4.2. Strength and Limitation of This Systematic Review

This systematic review has several strengths. First, it was registered with PROSPERO, which highlights its transparency and adherence to pre-established protocols. Additionally, it includes the highest number of studies to date, enhancing the comprehensiveness and interpretation power of the review. It also involves the extraction and comparison of significant findings related to the gut microbiota in relation to PD and AD.

It is important to note that while bacteria are the predominant community in the gut, other forms of intestinal flora, such as mycobiota, archaeome, protozoa, and virome, also exist, although in lesser amounts. However, due to insufficient research on these communities, they were not considered in this review, thus representing a limitation of the study.

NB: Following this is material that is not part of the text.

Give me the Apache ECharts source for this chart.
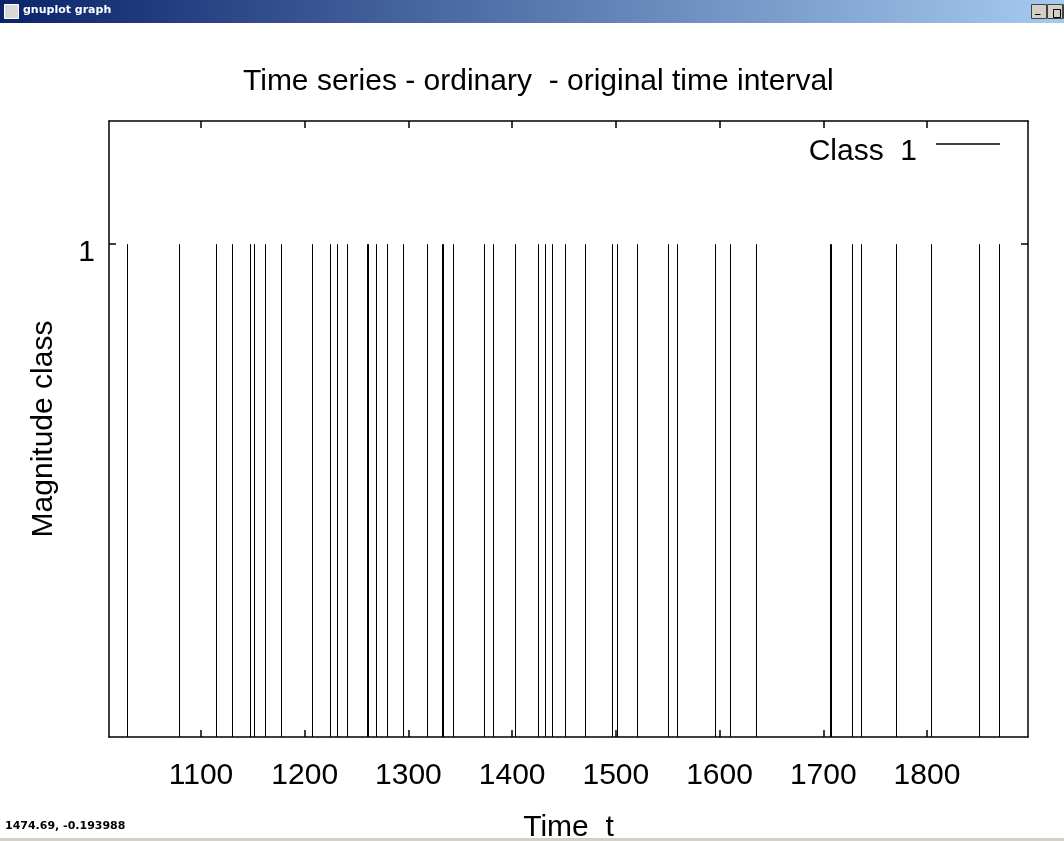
<!DOCTYPE html>
<html>
<head>
<meta charset="utf-8">
<title>Time series - ordinary - original time interval</title>
<script src="https://cdn.jsdelivr.net/npm/echarts@6/dist/echarts.min.js"></script>
<style>
  html, body { margin: 0; padding: 0; background: #ffffff; }
  #chart { width: 1064px; height: 841px; }
</style>
</head>
<body>
<div id="chart"></div>
<script>
// Event times (t) and their magnitude class, one impulse per event
const eventTimes = [
  1029.1, 1078.5, 1114.7, 1130.2, 1147.7, 1151.1, 1161.7, 1176.7, 1206.8, 1224.1,
  1231.2, 1241.0, 1260.0, 1260.8, 1269.1, 1279.0, 1279.8, 1294.4, 1317.7, 1332.1,
  1332.9, 1343.3, 1372.9, 1381.9, 1403.1, 1425.4, 1431.6, 1438.4, 1450.6, 1470.6,
  1496.3, 1500.8, 1520.8, 1550.3, 1559.0, 1595.8, 1610.0, 1635.1, 1706.6, 1707.4,
  1727.5, 1736.1, 1770.3, 1804.2, 1850.0, 1869.5
];
const eventClass = [
  1, 1, 1, 1, 1, 1, 1, 1, 1, 1,
  1, 1, 1, 1, 1, 1, 1, 1, 1, 1,
  1, 1, 1, 1, 1, 1, 1, 1, 1, 1,
  1, 1, 1, 1, 1, 1, 1, 1, 1, 1,
  1, 1, 1, 1, 1, 1
];
const xTicks = [1100, 1200, 1300, 1400, 1500, 1600, 1700, 1800];
const yTicks = [1];
const xRange = [1011.3, 1897.4];
const yRange = [0, 1.25];

const seriesName = 'Class  1';
const FONT = '"Liberation Sans", Arial, sans-serif';
const FS = 30;

const chart = echarts.init(document.getElementById('chart'), null, { renderer: 'canvas' });

const frameLine = { show: true, onZero: false, lineStyle: { color: '#000', width: 1.5 } };
const innerTick = (vals) => ({ show: true, inside: true, length: 7, customValues: vals, lineStyle: { color: '#000', width: 1.5 } });
const plain = (v) => String(v);

const option = {
  backgroundColor: '#ffffff',
  animation: false,
  title: {
    text: 'Time series - ordinary  - original time interval',
    left: 243,
    top: 67,
    padding: 0,
    textStyle: { fontFamily: FONT, fontSize: FS, fontWeight: 'normal', color: '#000' }
  },
  legend: {
    data: [seriesName],
    right: 59,
    top: 132,
    align: 'right',
    icon: 'rect',
    itemWidth: 64,
    itemHeight: 1.5,
    formatter: '{t|{name}}',
    textStyle: {
      fontFamily: FONT, fontSize: FS, color: '#000',
      rich: { t: { fontFamily: FONT, fontSize: FS, color: '#000', padding: [16, 14, 0, 0] } }
    }
  },
  grid: { left: 109, right: 36, top: 121, bottom: 104, containLabel: false, outerBoundsMode: 'none' },
  xAxis: [
    {
      type: 'value', position: 'bottom', min: xRange[0], max: xRange[1],
      name: 'Time  t', nameLocation: 'middle', nameGap: 76,
      nameTextStyle: { fontFamily: FONT, fontSize: FS, color: '#000' },
      axisLine: frameLine,
      axisTick: innerTick(xTicks),
      axisLabel: { customValues: xTicks, formatter: plain, margin: 24, fontFamily: FONT, fontSize: FS, color: '#000' },
      splitLine: { show: false }
    },
    {
      type: 'value', position: 'top', min: xRange[0], max: xRange[1],
      axisLine: frameLine,
      axisTick: innerTick(xTicks),
      axisLabel: { show: false },
      splitLine: { show: false }
    }
  ],
  yAxis: [
    {
      type: 'value', position: 'left', min: yRange[0], max: yRange[1],
      name: 'Magnitude class', nameLocation: 'middle', nameGap: 50,
      nameTextStyle: { fontFamily: FONT, fontSize: FS, color: '#000' },
      axisLine: frameLine,
      axisTick: innerTick(yTicks),
      axisLabel: {
        customValues: yTicks, margin: 14,
        formatter: (v) => '{v|' + v + '}',
        rich: { v: { fontFamily: FONT, fontSize: FS, color: '#000', padding: [18, 0, 0, 0] } }
      },
      splitLine: { show: false }
    },
    {
      type: 'value', position: 'right', min: yRange[0], max: yRange[1],
      axisLine: frameLine,
      axisTick: innerTick(yTicks),
      axisLabel: { show: false },
      splitLine: { show: false }
    }
  ],
  series: [
    {
      name: seriesName,
      type: 'custom',
      xAxisIndex: 0,
      yAxisIndex: 0,
      itemStyle: { color: '#000' },
      encode: { x: 0, y: 1 },
      data: eventTimes.map((t, i) => [t, eventClass[i]]),
      renderItem: function (params, api) {
        const top = api.coord([api.value(0), api.value(1)]);
        const base = api.coord([api.value(0), 0]);
        const x = Math.round(top[0]) + 0.5;
        return {
          type: 'line',
          shape: { x1: x, y1: top[1], x2: x, y2: base[1] },
          style: { stroke: '#000', lineWidth: 1 }
        };
      }
    }
  ],
  graphic: [
    // window caption bar
    {
      type: 'rect', left: 0, top: 0, z: 10,
      shape: { width: 1064, height: 23 },
      style: {
        fill: new echarts.graphic.LinearGradient(0, 0, 1, 0, [
          { offset: 0, color: '#0a246a' },
          { offset: 1, color: '#a6caf0' }
        ])
      }
    },
    { type: 'rect', left: 4, top: 4, z: 11, shape: { width: 14, height: 14 }, style: { fill: '#d8d8d8', stroke: '#ffffff', lineWidth: 1 } },
    { type: 'text', left: 23, top: 5, z: 11, style: { text: 'gnuplot graph', fill: '#ffffff', font: 'bold 11px "DejaVu Sans", sans-serif' } },
    { type: 'rect', left: 1031, top: 4, z: 11, shape: { width: 15, height: 14 }, style: { fill: '#d4d0c8', stroke: '#404040', lineWidth: 1 } },
    { type: 'rect', left: 1047, top: 4, z: 11, shape: { width: 15, height: 14 }, style: { fill: '#d4d0c8', stroke: '#404040', lineWidth: 1 } },
    { type: 'rect', left: 1063, top: 4, z: 11, shape: { width: 15, height: 14 }, style: { fill: '#d4d0c8', stroke: '#404040', lineWidth: 1 } },
    { type: 'text', left: 1035, top: 4, z: 12, style: { text: '_', fill: '#000', font: 'bold 11px "DejaVu Sans", sans-serif' } },
    { type: 'rect', left: 1051, top: 7, z: 12, shape: { width: 7, height: 8 }, style: { fill: 'none', stroke: '#000', lineWidth: 1 } },
    // pointer position readout and status bar
    { type: 'text', left: 5, top: 821, z: 11, style: { text: '1474.69, -0.193988', fill: '#000', font: 'bold 11px "DejaVu Sans", sans-serif' } },
    { type: 'rect', left: 0, top: 838, z: 10, shape: { width: 1064, height: 3 }, style: { fill: '#d4d0c8' } }
  ]
};

chart.setOption(option);
</script>
</body>
</html>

4.3. Future Recommendations

1:

Considering important covariates such as diet, exercise, smoking, comorbidities, and drug treatment and their potential influence on the gut microbiota as a fundamental step in the study design would provide a more comprehensive insight into the role of gut microbiota in AD and PD diseases.

2:

The design of longitudinal studies with longer follow-up periods to capture microbial community changes during disease progression is needed. Also, well-designed intervention studies, such as probiotic or prebiotic trials, can help to determine the therapeutic potential of modulating the gut microbiota in relation to disease symptoms and progression.

3:

Large-scale cohort studies involving diverse populations with larger sample sizes and frequent sampling to capture variations in gut microbiota composition associated with different backgrounds, geographical locations, and lifestyles are essential. This will help to identify potential factors influencing gut microbiota and allow for personalized approaches to managing diseases using gut microbiota markers. Furthermore, considering the heterogeneity among ethnic groups, which is reflected in the wide variation in microbiota, categorizing research studies according to their geographical location and subsequently comparing outcomes between regions could provide a valuable basis for a deeper understanding of gut microbiota profile in diverse human populations.

4:

Investigating the functional analysis of gut microbiota by exploring metabolomic and metagenomic approaches can provide insights into specific mechanisms underlying disease pathogenesis. Also, utilizing advanced sequencing techniques such as shotgun metagenomics allows species- and strain-level resolution, and other omics approaches, such as metratranscriptmics and metabolomics, allow the understanding of the mechanistic insight into host–microbiota interactions.

5:

Additionally, incorporating sigmoid mucosal biopsies and detailed characterization of microbial functions would enhance the understanding of host–microbiota interactions.

6:

Establishing standardized microbiota protocols from sample collection to data analysis to enhance the reliability and comparability of microbiota findings would lead to a better understanding of the dynamic relationship between the host and the gut microbiota [84].

5. Conclusions

In conclusion, this systematic review provided evidence indicating a link between gut microbiota dysbiosis and PD and AD. Additionally, it is important to consider the limitations of the included studies and to note that the findings have been inconsistent, suggesting that a single microbial community or factor may not fully explain the complexities of these diseases. Instead, it is likely that a network of microbial communities, along with multiple host and environmental factors, contribute to the development and progression of these disorders. Further research is needed to evaluate the host–gut microbiota interactions more effectively to provide novel personalized therapeutic interventions and preventive strategies targeting the gut–brain axis more effectively.